## Problem details
Extract all lines that hold the string "with".

------ Material for this task ------

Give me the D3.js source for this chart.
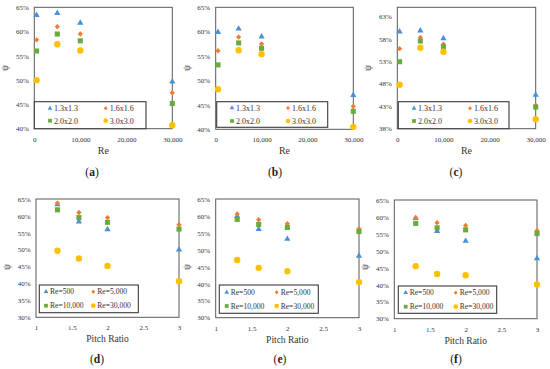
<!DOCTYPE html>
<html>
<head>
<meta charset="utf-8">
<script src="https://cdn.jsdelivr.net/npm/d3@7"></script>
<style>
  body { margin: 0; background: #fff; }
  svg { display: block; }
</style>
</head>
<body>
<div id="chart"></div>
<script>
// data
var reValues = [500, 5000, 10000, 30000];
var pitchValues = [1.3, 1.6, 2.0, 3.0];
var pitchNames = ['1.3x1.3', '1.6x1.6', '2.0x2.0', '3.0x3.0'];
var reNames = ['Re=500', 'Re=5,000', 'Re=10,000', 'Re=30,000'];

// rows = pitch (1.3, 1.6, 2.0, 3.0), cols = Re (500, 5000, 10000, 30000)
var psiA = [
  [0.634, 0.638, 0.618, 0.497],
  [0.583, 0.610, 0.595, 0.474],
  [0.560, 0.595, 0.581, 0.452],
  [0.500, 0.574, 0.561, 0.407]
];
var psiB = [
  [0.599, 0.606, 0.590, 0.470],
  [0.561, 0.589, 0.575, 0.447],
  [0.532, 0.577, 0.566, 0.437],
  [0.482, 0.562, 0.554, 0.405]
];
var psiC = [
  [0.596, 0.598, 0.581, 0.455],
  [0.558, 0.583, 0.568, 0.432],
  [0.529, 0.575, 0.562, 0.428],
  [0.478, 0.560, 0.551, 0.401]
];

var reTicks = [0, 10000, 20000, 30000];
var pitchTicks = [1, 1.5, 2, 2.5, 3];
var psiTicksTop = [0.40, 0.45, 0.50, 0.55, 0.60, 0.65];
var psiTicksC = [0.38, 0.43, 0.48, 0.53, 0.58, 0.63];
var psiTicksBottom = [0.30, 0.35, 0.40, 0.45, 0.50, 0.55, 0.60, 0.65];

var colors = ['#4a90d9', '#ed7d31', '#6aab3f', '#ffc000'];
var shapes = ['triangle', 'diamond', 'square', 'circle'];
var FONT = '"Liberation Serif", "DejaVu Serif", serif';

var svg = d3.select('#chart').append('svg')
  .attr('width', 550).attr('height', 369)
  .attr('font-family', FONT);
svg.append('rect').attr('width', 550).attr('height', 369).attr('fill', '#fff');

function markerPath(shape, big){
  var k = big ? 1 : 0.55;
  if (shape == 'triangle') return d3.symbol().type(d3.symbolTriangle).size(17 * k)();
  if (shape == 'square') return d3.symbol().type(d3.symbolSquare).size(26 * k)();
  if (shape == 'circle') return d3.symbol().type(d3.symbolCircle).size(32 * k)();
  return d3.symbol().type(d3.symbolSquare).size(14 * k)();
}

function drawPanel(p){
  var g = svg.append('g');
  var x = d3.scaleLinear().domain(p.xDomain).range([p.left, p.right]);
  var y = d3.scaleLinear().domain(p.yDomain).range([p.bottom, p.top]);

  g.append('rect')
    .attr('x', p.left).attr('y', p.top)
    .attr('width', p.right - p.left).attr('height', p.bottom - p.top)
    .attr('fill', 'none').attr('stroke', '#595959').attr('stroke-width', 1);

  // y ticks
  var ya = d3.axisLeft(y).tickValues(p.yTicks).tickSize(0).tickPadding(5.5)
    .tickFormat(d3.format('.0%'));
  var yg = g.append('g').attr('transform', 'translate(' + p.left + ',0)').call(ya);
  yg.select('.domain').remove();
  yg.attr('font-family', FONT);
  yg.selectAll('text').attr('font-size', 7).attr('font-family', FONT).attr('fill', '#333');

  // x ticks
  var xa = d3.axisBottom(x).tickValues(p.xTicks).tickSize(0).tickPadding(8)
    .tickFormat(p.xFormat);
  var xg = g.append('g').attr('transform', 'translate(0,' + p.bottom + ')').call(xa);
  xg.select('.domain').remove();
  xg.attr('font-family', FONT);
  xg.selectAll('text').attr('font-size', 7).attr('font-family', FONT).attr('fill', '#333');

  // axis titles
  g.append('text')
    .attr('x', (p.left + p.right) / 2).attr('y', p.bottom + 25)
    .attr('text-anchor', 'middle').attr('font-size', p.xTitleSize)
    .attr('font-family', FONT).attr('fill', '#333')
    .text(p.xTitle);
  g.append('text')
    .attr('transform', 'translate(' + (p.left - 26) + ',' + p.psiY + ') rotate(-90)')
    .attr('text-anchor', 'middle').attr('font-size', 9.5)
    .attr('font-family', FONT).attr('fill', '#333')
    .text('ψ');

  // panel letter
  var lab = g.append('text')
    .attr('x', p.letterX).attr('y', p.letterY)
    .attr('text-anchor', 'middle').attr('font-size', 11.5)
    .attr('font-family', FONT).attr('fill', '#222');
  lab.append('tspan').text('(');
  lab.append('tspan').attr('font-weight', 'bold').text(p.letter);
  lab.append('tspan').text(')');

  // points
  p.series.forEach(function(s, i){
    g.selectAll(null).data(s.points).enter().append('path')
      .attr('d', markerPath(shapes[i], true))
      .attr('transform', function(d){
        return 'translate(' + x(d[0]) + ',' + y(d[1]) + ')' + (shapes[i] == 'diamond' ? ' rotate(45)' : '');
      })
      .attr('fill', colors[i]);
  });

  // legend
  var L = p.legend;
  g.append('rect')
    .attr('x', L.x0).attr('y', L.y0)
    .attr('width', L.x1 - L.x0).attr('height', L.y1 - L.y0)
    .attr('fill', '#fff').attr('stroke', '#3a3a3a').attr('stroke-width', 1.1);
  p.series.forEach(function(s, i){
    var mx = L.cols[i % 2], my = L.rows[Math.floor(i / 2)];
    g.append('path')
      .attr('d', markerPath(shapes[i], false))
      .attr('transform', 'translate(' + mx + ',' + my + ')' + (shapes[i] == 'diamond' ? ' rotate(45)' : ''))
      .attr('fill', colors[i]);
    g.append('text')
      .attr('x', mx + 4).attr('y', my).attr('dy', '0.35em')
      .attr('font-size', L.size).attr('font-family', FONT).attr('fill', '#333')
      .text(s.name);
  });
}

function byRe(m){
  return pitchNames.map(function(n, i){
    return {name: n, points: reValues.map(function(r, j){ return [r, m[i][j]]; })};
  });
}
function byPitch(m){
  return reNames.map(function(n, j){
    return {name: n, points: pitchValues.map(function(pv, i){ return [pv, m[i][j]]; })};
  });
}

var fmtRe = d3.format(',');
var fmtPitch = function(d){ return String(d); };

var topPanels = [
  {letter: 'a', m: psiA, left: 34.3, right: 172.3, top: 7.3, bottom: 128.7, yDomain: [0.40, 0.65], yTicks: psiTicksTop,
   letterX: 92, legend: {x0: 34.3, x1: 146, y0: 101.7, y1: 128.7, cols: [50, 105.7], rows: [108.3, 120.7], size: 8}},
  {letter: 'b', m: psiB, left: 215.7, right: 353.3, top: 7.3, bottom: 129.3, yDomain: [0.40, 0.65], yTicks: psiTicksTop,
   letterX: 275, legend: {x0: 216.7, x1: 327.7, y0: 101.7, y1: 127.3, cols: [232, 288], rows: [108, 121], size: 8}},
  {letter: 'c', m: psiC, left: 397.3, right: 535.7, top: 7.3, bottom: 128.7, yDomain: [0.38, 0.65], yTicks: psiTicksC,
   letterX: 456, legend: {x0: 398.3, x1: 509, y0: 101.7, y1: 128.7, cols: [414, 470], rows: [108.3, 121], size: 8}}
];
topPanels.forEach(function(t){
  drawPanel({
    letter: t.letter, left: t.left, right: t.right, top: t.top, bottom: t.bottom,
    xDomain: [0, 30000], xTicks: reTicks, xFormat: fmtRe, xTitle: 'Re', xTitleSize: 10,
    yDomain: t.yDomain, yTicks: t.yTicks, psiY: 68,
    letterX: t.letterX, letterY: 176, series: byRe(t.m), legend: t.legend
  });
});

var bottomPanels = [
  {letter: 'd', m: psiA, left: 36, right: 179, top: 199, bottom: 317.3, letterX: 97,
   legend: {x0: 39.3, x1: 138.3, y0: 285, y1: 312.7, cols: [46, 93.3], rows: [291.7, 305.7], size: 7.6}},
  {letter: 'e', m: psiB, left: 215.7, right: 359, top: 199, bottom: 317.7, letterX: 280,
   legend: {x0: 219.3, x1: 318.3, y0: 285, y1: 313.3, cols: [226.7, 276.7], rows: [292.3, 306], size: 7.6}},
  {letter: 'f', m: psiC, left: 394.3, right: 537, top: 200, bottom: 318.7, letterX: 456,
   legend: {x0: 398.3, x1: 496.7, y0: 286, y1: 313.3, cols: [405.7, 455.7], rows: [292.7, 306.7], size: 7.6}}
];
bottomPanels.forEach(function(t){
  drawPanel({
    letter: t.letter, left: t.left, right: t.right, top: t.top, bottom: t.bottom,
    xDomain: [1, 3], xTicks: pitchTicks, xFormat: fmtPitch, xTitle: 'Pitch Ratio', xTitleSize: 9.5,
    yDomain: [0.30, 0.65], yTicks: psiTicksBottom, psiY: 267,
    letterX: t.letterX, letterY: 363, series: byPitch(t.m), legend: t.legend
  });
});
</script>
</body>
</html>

------
------ Material for this task ------

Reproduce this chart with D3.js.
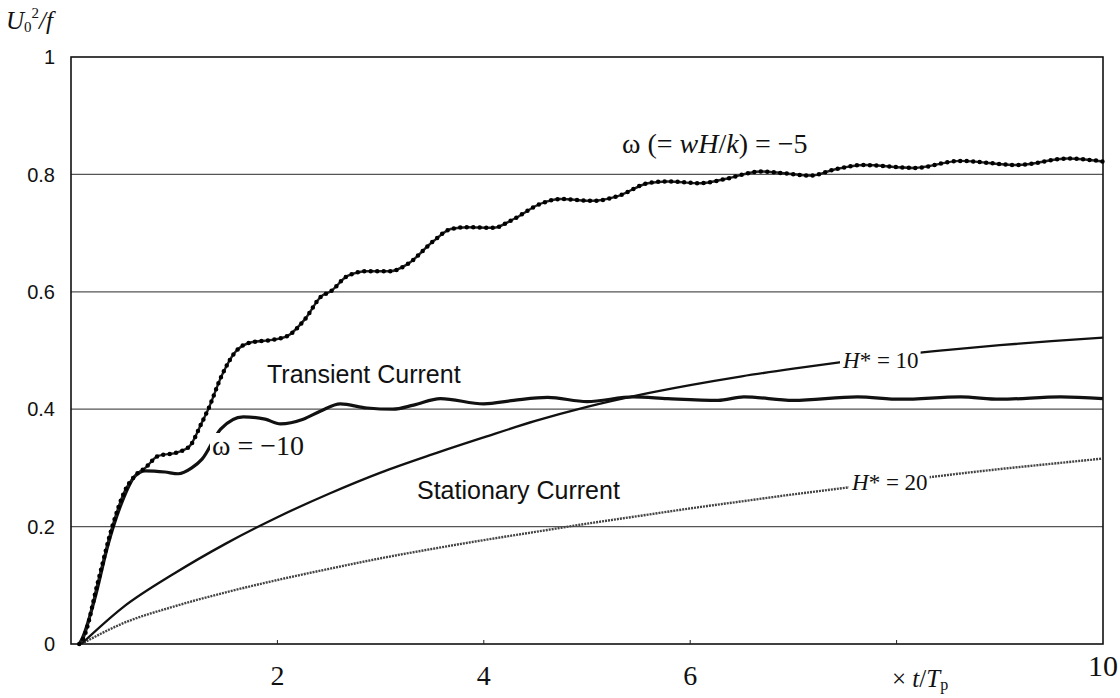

------
------ Material for this task ------

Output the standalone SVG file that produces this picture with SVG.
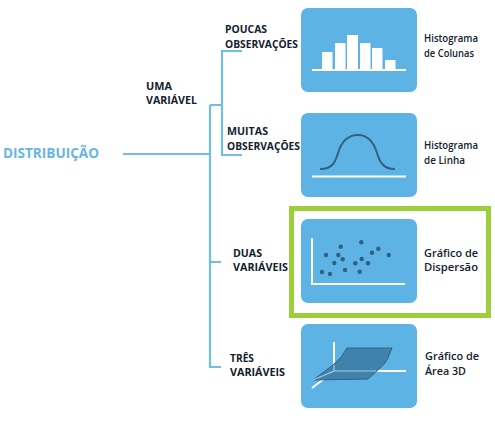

------

## Written answer
Reproduce this chart with D3.js.
Output the standalone SVG file that produces this picture with SVG.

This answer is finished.